= What the exercise asks =
The line holding "[question, rotate=-25] (was)" is the last one to output; start at the first line of the data, keep every line in between exactly, and leave out pictures.
***** Material provided *****
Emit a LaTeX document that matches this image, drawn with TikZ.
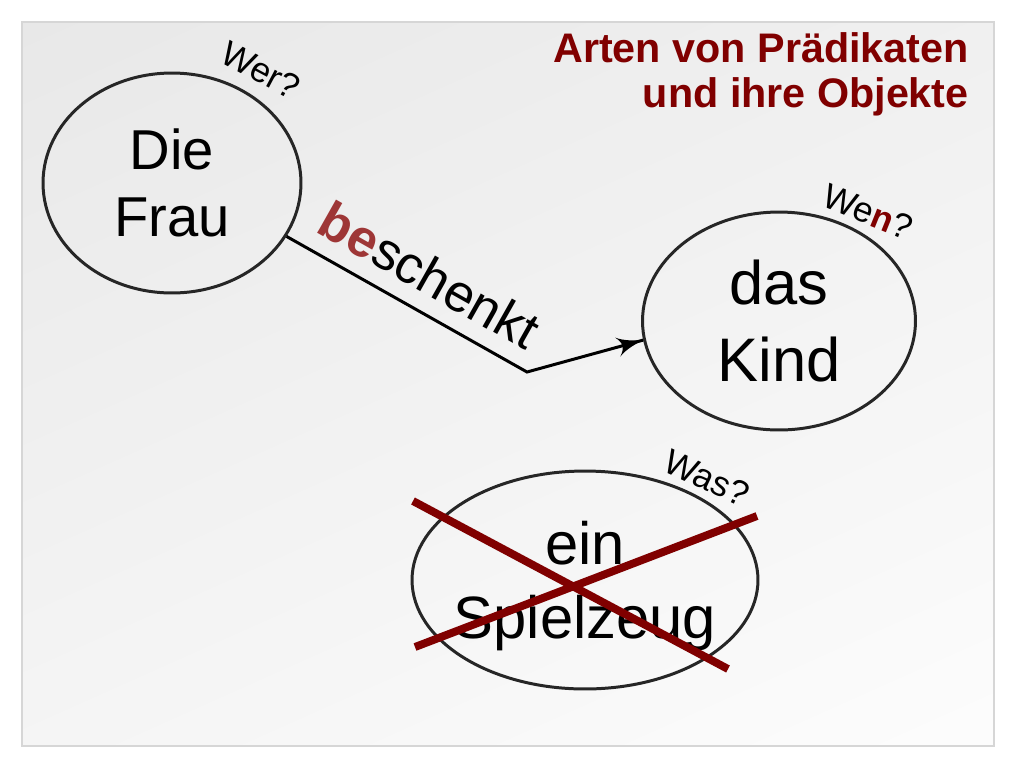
\documentclass[tikz,border=0pt]{standalone}
\usepackage{fontspec}
\setmainfont{Liberation Sans}
\usetikzlibrary{arrows}
\usetikzlibrary{decorations.markings}
\usetikzlibrary{shapes.geometric}
\usetikzlibrary{shadings}
\definecolor{mred}{rgb}{0.5, 0.0, 0.0}
\definecolor{mrust}{rgb}{0.62, 0.21, 0.21}
\definecolor{mframe}{rgb}{0.84, 0.84, 0.84}
\tikzset{pfeil/.style = {decoration={markings,
                                     mark=at position 1 with {\arrow[scale=1.9]{latex'}}},
                         postaction={decorate}},
         blob/.style = {ellipse, draw=black!85, line width=1.7pt, inner sep=0pt, align=center},
         question/.style = {inner sep=0pt, font=\fontsize{20}{20}\selectfont},
         strike/.style = {mred, line width=4.5pt}}

\begin{document}
\begin{tikzpicture}[x=0.02cm, y=-0.02cm]
      \useasboundingbox (0, 0) rectangle (1024, 768);
      \shade [upper left=black!9, upper right=black!6, lower left=black!4, lower right=black!1] (22, 22) rectangle (994, 746);
      \draw [mframe, line width=1.2pt] (22, 22) rectangle (994, 746);

      \node [anchor=north east, align=right, inner sep=0pt, text=mred,
             font=\bfseries\fontsize{23.5}{25.5}\selectfont] (title) at (969, 32) {Arten von Prädikaten\\und ihre Objekte};

      \node [blob, minimum width=5.16cm, minimum height=4.4cm, font=\fontsize{32}{38.5}\selectfont] (frau) at (172, 183) {Die\\Frau};
      \node [blob, minimum width=5.46cm, minimum height=4.36cm, font=\fontsize{35}{44}\selectfont] (kind) at (779, 321) {das\\Kind};
      \node [blob, minimum width=6.92cm, minimum height=4.36cm, inner xsep=-7pt, text depth=0pt, font=\fontsize{34}{42}\selectfont] (spielzeug) at (585, 580) {ein\\Spielzeug};

      \node [question, rotate=-28] (wer) at (261, 70) {Wer?};
      \node [question, rotate=-22] (wen) at (868, 212) {We\textcolor{mred}{\textbf{n}}?};
      \node [question, rotate=-25] (was) at (707, 478) {Was?};

      \coordinate (knick) at (527, 372);
      \draw [pfeil, line width=1.7pt] (frau.-25) -- node [sloped, above=9pt, pos=0.52, inner sep=0pt, font=\fontsize{30}{36}\selectfont] (verb) {\textcolor{mrust}{\textbf{be}}schenkt} (knick) -- (kind.188);

      \draw [strike] (413, 501) -- (728, 669);
      \draw [strike] (415, 647) -- (757, 516);
    \end{tikzpicture}
\end{document}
*****
= Response to this exercise =
Emit a LaTeX document that matches this image, drawn with TikZ.
\documentclass[tikz,border=0pt]{standalone}
\usepackage{fontspec}
\setmainfont{Liberation Sans}
\usetikzlibrary{arrows}
\usetikzlibrary{decorations.markings}
\usetikzlibrary{shapes.geometric}
\usetikzlibrary{shadings}
\definecolor{mred}{rgb}{0.5, 0.0, 0.0}
\definecolor{mrust}{rgb}{0.62, 0.21, 0.21}
\definecolor{mframe}{rgb}{0.84, 0.84, 0.84}
\tikzset{pfeil/.style = {decoration={markings,
                                     mark=at position 1 with {\arrow[scale=1.9]{latex'}}},
                         postaction={decorate}},
         blob/.style = {ellipse, draw=black!85, line width=1.7pt, inner sep=0pt, align=center},
         question/.style = {inner sep=0pt, font=\fontsize{20}{20}\selectfont},
         strike/.style = {mred, line width=4.5pt}}

\begin{document}
\begin{tikzpicture}[x=0.02cm, y=-0.02cm]
      \useasboundingbox (0, 0) rectangle (1024, 768);
      \shade [upper left=black!9, upper right=black!6, lower left=black!4, lower right=black!1] (22, 22) rectangle (994, 746);
      \draw [mframe, line width=1.2pt] (22, 22) rectangle (994, 746);

      \node [anchor=north east, align=right, inner sep=0pt, text=mred,
             font=\bfseries\fontsize{23.5}{25.5}\selectfont] (title) at (969, 32) {Arten von Prädikaten\\und ihre Objekte};

      \node [blob, minimum width=5.16cm, minimum height=4.4cm, font=\fontsize{32}{38.5}\selectfont] (frau) at (172, 183) {Die\\Frau};
      \node [blob, minimum width=5.46cm, minimum height=4.36cm, font=\fontsize{35}{44}\selectfont] (kind) at (779, 321) {das\\Kind};
      \node [blob, minimum width=6.92cm, minimum height=4.36cm, inner xsep=-7pt, text depth=0pt, font=\fontsize{34}{42}\selectfont] (spielzeug) at (585, 580) {ein\\Spielzeug};

      \node [question, rotate=-28] (wer) at (261, 70) {Wer?};
      \node [question, rotate=-22] (wen) at (868, 212) {We\textcolor{mred}{\textbf{n}}?};
      \node [question, rotate=-25] (was) at (707, 478) {Was?};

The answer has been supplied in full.